Outgoing deputy governor of the Reserve Bank of India Viral Acharya credited flexible inflation targeting, low crude prices and efficient food supply management for successful taming of headline inflation in recent years Saturday. The RBI shifted to aflexible inflation targeting with a headline target of 4 percent(+/- 2 per cent) when the Monetary Policy Committee (MPC) was instituted in 2016.
“The important reform of flexible inflation targeting, helped by low oil prices and better food supply management, has kept the headline inflation under control during the last five years, relative to the mandated target,” Acharya was quoted as saying in a statement on RBI website. Acharya, whose resignation was announced early this week, delivered a lecture on `Development of viable capital markets- The Indian Experience’ at the Indian School of Business, Hyderabad. He said two preconditions for macro-economic stability — stable growth and low inflation – which are also necessary for financialisation of savings and capital market development, are now in place in the country.
The deputy governor said major segments of capital markets – central government securities (G-Sec), state development loans (SDL), corporate bond market and equity markets – have experienced consistent growth during the past few decades in terms of primary issuance, market capitalisation and trading volumes in the secondary market.
Though the equity market remains the largest segment, G-Secs, SDL and corporate bond markets have also grown steadily. The monetary authority has been making a conscious and continuous effort to expand the investor base and thereby increase the liquidity in the markets it regulates, while preserving financial stability.
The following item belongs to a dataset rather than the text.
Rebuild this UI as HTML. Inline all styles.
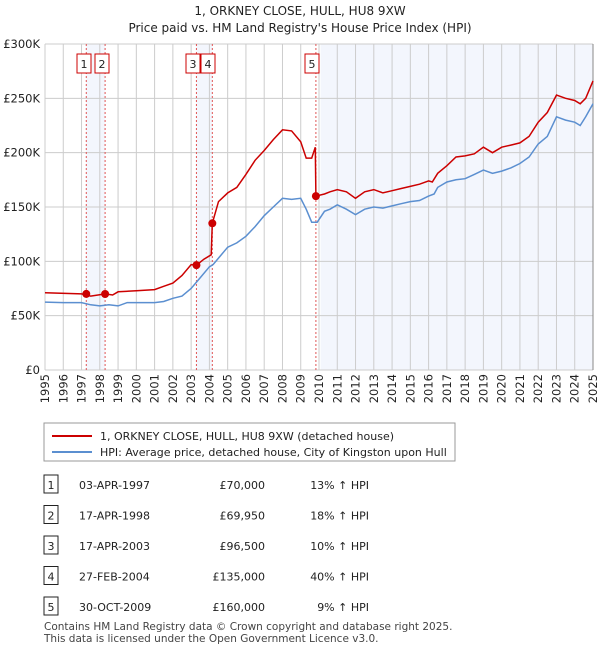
<!DOCTYPE html>
<html><head><meta charset="utf-8"><style>
body{margin:0;background:#fff;font-family:"Liberation Sans","DejaVu Sans",sans-serif;}
svg text{font-family:"DejaVu Sans","Liberation Sans",sans-serif;}
</style></head><body>
<svg width="600" height="650">
<text x="300" y="15" text-anchor="middle" font-size="12" fill="#222">1, ORKNEY CLOSE, HULL, HU8 9XW</text>
<text x="300" y="32" text-anchor="middle" font-size="12" fill="#222">Price paid vs. HM Land Registry's House Price Index (HPI)</text>
<g id="plot"></g>
<g id="leg">
<rect x="44" y="423" width="411" height="38" fill="#fff" stroke="#999"/>
<line x1="52" y1="436" x2="92" y2="436" stroke="#cc0000" stroke-width="2"/>
<text x="100" y="440" font-size="11" fill="#222">1, ORKNEY CLOSE, HULL, HU8 9XW (detached house)</text>
<line x1="52" y1="452" x2="92" y2="452" stroke="#5b8fd0" stroke-width="2"/>
<text x="100" y="456" font-size="11" fill="#222">HPI: Average price, detached house, City of Kingston upon Hull</text>
</g>
<g id="tbl"></g>
<text x="44" y="630" font-size="10.5" fill="#444">Contains HM Land Registry data © Crown copyright and database right 2025.</text>
<text x="44" y="642" font-size="10.5" fill="#444">This data is licensed under the Open Government Licence v3.0.</text>
</svg>
<script>
const years=[1995,1996,1997,1998,1999,2000,2001,2002,2003,2004,2005,2006,2007,2008,2009,2010,2011,2012,2013,2014,2015,2016,2017,2018,2019,2020,2021,2022,2023,2024,2025];
const yTicks=[0,50000,100000,150000,200000,250000,300000];
const yTickLabels=["£0","£50K","£100K","£150K","£200K","£250K","£300K"];
const hpiT=[1995,1996,1997,1997.5,1998,1998.5,1999,1999.5,2000,2001,2001.5,2002,2002.5,2003,2003.5,2004,2004.2,2004.5,2005,2005.5,2006,2006.5,2007,2007.5,2008,2008.5,2009,2009.3,2009.6,2009.9,2010.3,2010.6,2011,2011.5,2012,2012.5,2013,2013.5,2014,2014.5,2015,2015.5,2016,2016.3,2016.5,2017,2017.5,2018,2018.5,2019,2019.5,2020,2020.5,2021,2021.5,2022,2022.5,2023,2023.5,2024,2024.3,2024.6,2025];
const hpiV=[62.5,62,62,60,59,60,59,62,62,62,63,66,68,75,85,95,97,103,113,117,123,132,142,150,158,157,158,148,136,136,146,148,152,148,143,148,150,149,151,153,155,156,160,162,168,173,175,176,180,184,181,183,186,190,196,208,215,233,230,228,225,233,245];
const priceT=[1995,1997,1997.5,1998.3,1998.7,1999,2000,2001,2001.5,2002,2002.5,2003,2003.3,2003.7,2004.1,2004.16,2004.5,2005,2005.5,2006,2006.5,2007,2007.5,2008,2008.5,2009,2009.3,2009.6,2009.8,2009.83,2010.3,2010.6,2011,2011.5,2012,2012.5,2013,2013.5,2014,2014.5,2015,2015.5,2016,2016.2,2016.5,2017,2017.5,2018,2018.5,2019,2019.5,2020,2020.5,2021,2021.5,2022,2022.5,2023,2023.5,2024,2024.3,2024.6,2025];
const priceV=[71,70,68,70,69,72,73,74,77,80,87,97,96.5,102,106,135,155,163,168,180,193,202,212,221,220,210,195,195,205,160,162,164,166,164,158,164,166,163,165,167,169,171,174,173,181,188,196,197,199,205,200,205,207,209,215,228,237,253,250,248,245,250,266];
const saleLabels=["1","2","3","4","5"];
const saleT=[1997.26,1998.29,2003.29,2004.16,2009.83];
const saleV=[70000,69950,96500,135000,160000];
const saleDates=["03-APR-1997","17-APR-1998","17-APR-2003","27-FEB-2004","30-OCT-2009"];
const salePrices=["£70,000","£69,950","£96,500","£135,000","£160,000"];
const saleHpi=["13% ↑ HPI","18% ↑ HPI","10% ↑ HPI","40% ↑ HPI","9% ↑ HPI"];
const X0=45,X1=593,Y0=370,Y1=44;
const xs=t=>X0+(t-1995)/30*(X1-X0);
const ys=v=>Y0-v/300000*(Y0-Y1);
const NS="http://www.w3.org/2000/svg";
function mk(p,tag,a){const e=document.createElementNS(NS,tag);for(const k in a)e.setAttribute(k,a[k]);p.appendChild(e);return e;}
const g=document.getElementById('plot');
[[saleT[0],saleT[1]],[saleT[2],saleT[3]],[2010.09,2025]].forEach((s,i)=>{const r=mk(g,'rect',{x:xs(s[0]),y:Y1,width:xs(s[1])-xs(s[0]),height:Y0-Y1,fill:'#f3f6fd'});

});
years.forEach(yv=>{const l=mk(g,'line',{x1:xs(yv),x2:xs(yv),y1:Y1,y2:Y0,stroke:'#ccc'});


const x=xs(yv),t=mk(g,'text',{x:x+4,y:Y0+4,'font-size':11.5,fill:'#222',transform:`rotate(-90 ${x+4} ${Y0+4})`,'text-anchor':'end'});t.textContent=yv;

});
yTicks.forEach((v,i)=>{const l=mk(g,'line',{x1:X0,x2:X1,y1:ys(v),y2:ys(v),stroke:'#ccc'});


const t=mk(g,'text',{x:40,y:ys(v)+4,'font-size':11.5,fill:'#222','text-anchor':'end'});t.textContent=yTickLabels[i];

});
mk(g,'line',{x1:X1,x2:X1,y1:Y1,y2:Y0,stroke:'#888'});
saleT.forEach((t,i)=>{const l=mk(g,'line',{x1:xs(t),x2:xs(t),y1:Y1,y2:Y0,stroke:'#e05555','stroke-dasharray':'2,2'});

});
function path(T,V,c,n){const d=T.map((t,i)=>(i?'L':'M')+xs(t).toFixed(1)+','+ys(V[i]*1000).toFixed(1)).join('');
const p=mk(g,'path',{d,fill:'none',stroke:c,'stroke-width':1.5});

}
path(hpiT,hpiV,'#5b8fd0','hpi-line');
path(priceT,priceV,'#cc0000','price-line');
saleT.forEach((t,i)=>{const c=mk(g,'circle',{cx:xs(t),cy:ys(saleV[i]),r:4,fill:'#cc0000'});


const bx=[84,102,193,208,312][i];
const r=mk(g,'rect',{x:bx-7,y:54,width:14,height:19,fill:'#fff',stroke:'#cc0000'});


const tx=mk(g,'text',{x:bx,y:68,'font-size':11,'text-anchor':'middle',fill:'#222'});tx.textContent=saleLabels[i];

});
const tb=document.getElementById('tbl');
saleLabels.forEach((s,i)=>{const y=485+i*30.5;
const r=mk(tb,'rect',{x:44,y:y-10,width:14,height:18,fill:'#fff',stroke:'#222'});


const cells=[[51,s,'middle'],[79,saleDates[i],'start'],[265,salePrices[i],'end'],[369,saleHpi[i],'end']];
cells.forEach(c=>{const t=mk(tb,'text',{x:c[0],y:y+4,'font-size':11,fill:'#222','text-anchor':c[2]});t.textContent=c[1];

});});
</script>
</body></html>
An expanding investor base increases the diversity in the market and efforts in this direction need to be sustained, with a particular focus on the domestic institutional investor base, Acharya, who will be leaving the Mint Road on July 23, said.
Improving pension and insurance coverage for households can be a priority as it not only leads to social welfare outcomes, but also leads to a stronger and more stable investor base for capital markets, he noted. “Better financialisation of household savings could be a catalyst for retail participation in markets, which in turn can provide a boost to collective investment vehicles such as mutual funds and alternative investment funds,” Acharya said.
Liquidity in the secondary market Gilts has noticeably improved over the past decade and the average daily volume in the G-Secs and SDL markets has remained higher than the combined volumeof the corporate bonds and equity cash markets, he said. The corporate bonds market has grown over the years to USD 447 billion of outstanding stock as of March 2019, clipping at an annualised rate of 13.5 percent during the last four years. Issuances are predominantly through private placements and dominated by high credit issuers.
In the just concluded fiscal, as much as 79 percent of the issuances were by entities rated A or higher. Secondary market trading has also picked up in the recent past, with trading volume jumping from USD 170 billion in FY15 to USD 267 billion in FY19,he said. “Deep and liquid complementary markets like the repo and derivatives play a crucial role in growing the cash market as they help investors in funding and hedging,” he said.
Over the past few years, the RBI has taken many measures to help develop the repo markets for both government securities and corporate bonds. Consistent investment interest by domestic institutions like pension funds and insurance funds as well as foreign portfolio investors has also played important role in developing the corporate bond market. He said with greater confidence in time-bound and efficient resolutions under the bankruptcy laws, foreign investors are likely to explore investment in sub-investment grade and distressed corporate assets. He further said with the bankruptcy law, the legal framework for financial regulation is also moving closer to being comprehensive and effective in the context of non-financial corporate borrowers.
“However, the lack of a bankruptcy resolution framework for non-bank financial entities remains a crucial gap that deserves prompt attention of the authorities,” Acharya added.